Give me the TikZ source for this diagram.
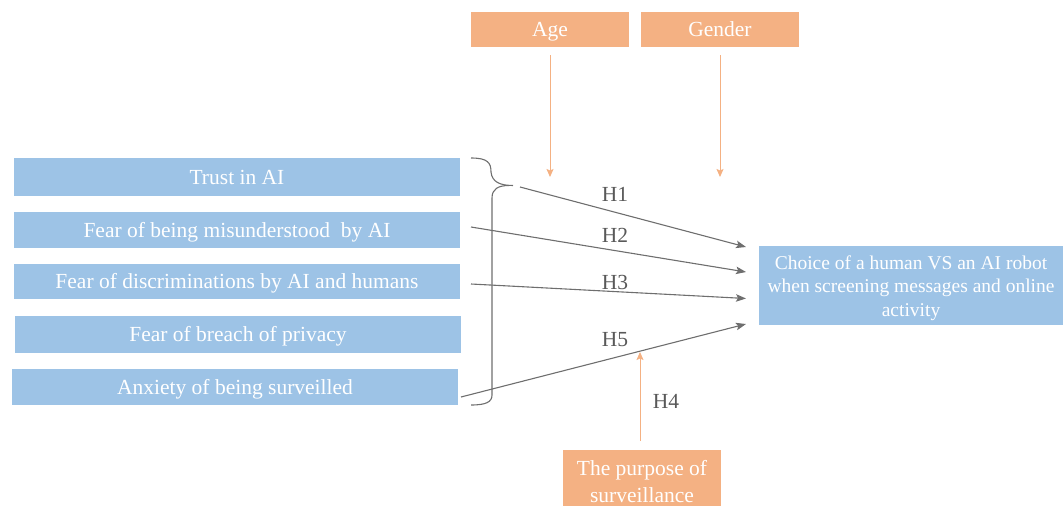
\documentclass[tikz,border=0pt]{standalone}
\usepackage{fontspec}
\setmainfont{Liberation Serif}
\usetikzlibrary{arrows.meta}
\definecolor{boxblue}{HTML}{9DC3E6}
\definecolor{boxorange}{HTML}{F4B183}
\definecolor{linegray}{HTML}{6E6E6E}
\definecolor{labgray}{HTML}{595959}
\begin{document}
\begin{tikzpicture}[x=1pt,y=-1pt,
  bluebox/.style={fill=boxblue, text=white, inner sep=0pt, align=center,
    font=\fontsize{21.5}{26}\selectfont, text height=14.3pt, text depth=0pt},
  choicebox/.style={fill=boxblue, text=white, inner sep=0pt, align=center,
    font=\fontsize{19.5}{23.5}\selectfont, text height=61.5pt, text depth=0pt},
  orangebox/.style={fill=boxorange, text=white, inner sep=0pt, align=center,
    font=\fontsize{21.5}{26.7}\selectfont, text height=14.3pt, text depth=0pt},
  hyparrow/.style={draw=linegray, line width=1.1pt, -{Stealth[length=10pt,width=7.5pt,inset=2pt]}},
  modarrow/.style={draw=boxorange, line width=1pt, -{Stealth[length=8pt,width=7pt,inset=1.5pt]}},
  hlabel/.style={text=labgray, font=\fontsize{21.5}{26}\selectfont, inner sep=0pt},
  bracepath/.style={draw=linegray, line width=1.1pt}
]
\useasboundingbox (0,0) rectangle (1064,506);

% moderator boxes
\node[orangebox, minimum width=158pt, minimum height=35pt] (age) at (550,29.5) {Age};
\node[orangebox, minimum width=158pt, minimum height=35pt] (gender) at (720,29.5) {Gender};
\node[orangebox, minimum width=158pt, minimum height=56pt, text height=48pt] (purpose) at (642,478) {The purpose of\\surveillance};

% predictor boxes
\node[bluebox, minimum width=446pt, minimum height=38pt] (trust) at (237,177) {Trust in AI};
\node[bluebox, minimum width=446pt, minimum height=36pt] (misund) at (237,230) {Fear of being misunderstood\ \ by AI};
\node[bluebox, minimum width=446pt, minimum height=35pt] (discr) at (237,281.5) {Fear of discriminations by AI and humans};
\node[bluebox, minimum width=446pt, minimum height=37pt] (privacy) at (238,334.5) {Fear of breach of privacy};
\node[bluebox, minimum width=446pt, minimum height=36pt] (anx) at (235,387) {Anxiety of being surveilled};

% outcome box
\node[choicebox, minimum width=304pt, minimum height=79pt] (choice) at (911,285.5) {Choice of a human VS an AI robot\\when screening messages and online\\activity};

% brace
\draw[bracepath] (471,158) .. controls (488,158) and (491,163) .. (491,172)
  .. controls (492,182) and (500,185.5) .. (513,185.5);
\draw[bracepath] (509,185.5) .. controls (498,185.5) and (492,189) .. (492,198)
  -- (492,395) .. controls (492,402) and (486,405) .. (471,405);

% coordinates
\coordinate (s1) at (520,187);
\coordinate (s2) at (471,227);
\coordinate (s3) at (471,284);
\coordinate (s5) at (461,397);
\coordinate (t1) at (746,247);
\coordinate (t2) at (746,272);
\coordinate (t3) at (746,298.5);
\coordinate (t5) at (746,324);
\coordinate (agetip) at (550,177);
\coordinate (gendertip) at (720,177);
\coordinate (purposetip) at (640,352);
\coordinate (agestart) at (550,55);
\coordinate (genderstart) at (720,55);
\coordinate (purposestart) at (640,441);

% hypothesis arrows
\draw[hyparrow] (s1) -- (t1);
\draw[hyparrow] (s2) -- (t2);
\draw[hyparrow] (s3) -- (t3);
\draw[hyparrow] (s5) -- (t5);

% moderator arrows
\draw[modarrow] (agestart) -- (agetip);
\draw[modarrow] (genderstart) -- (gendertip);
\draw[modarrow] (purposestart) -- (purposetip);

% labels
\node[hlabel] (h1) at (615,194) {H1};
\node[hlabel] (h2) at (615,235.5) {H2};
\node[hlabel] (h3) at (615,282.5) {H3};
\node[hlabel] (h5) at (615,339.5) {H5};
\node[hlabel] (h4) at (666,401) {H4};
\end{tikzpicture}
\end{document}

----------------------------------------

● **To do**
Take the material above from its first line through the line holding "minimum height=56pt, text" and set it down exactly, without the pictures.

● **Task response**
Give me the TikZ source for this diagram.
\documentclass[tikz,border=0pt]{standalone}
\usepackage{fontspec}
\setmainfont{Liberation Serif}
\usetikzlibrary{arrows.meta}
\definecolor{boxblue}{HTML}{9DC3E6}
\definecolor{boxorange}{HTML}{F4B183}
\definecolor{linegray}{HTML}{6E6E6E}
\definecolor{labgray}{HTML}{595959}
\begin{document}
\begin{tikzpicture}[x=1pt,y=-1pt,
  bluebox/.style={fill=boxblue, text=white, inner sep=0pt, align=center,
    font=\fontsize{21.5}{26}\selectfont, text height=14.3pt, text depth=0pt},
  choicebox/.style={fill=boxblue, text=white, inner sep=0pt, align=center,
    font=\fontsize{19.5}{23.5}\selectfont, text height=61.5pt, text depth=0pt},
  orangebox/.style={fill=boxorange, text=white, inner sep=0pt, align=center,
    font=\fontsize{21.5}{26.7}\selectfont, text height=14.3pt, text depth=0pt},
  hyparrow/.style={draw=linegray, line width=1.1pt, -{Stealth[length=10pt,width=7.5pt,inset=2pt]}},
  modarrow/.style={draw=boxorange, line width=1pt, -{Stealth[length=8pt,width=7pt,inset=1.5pt]}},
  hlabel/.style={text=labgray, font=\fontsize{21.5}{26}\selectfont, inner sep=0pt},
  bracepath/.style={draw=linegray, line width=1.1pt}
]
\useasboundingbox (0,0) rectangle (1064,506);

% moderator boxes
\node[orangebox, minimum width=158pt, minimum height=35pt] (age) at (550,29.5) {Age};
\node[orangebox, minimum width=158pt, minimum height=35pt] (gender) at (720,29.5) {Gender};
\node[orangebox, minimum width=158pt, minimum height=56pt, text height=48pt] (purpose) at (642,478) {The purpose of\\surveillance};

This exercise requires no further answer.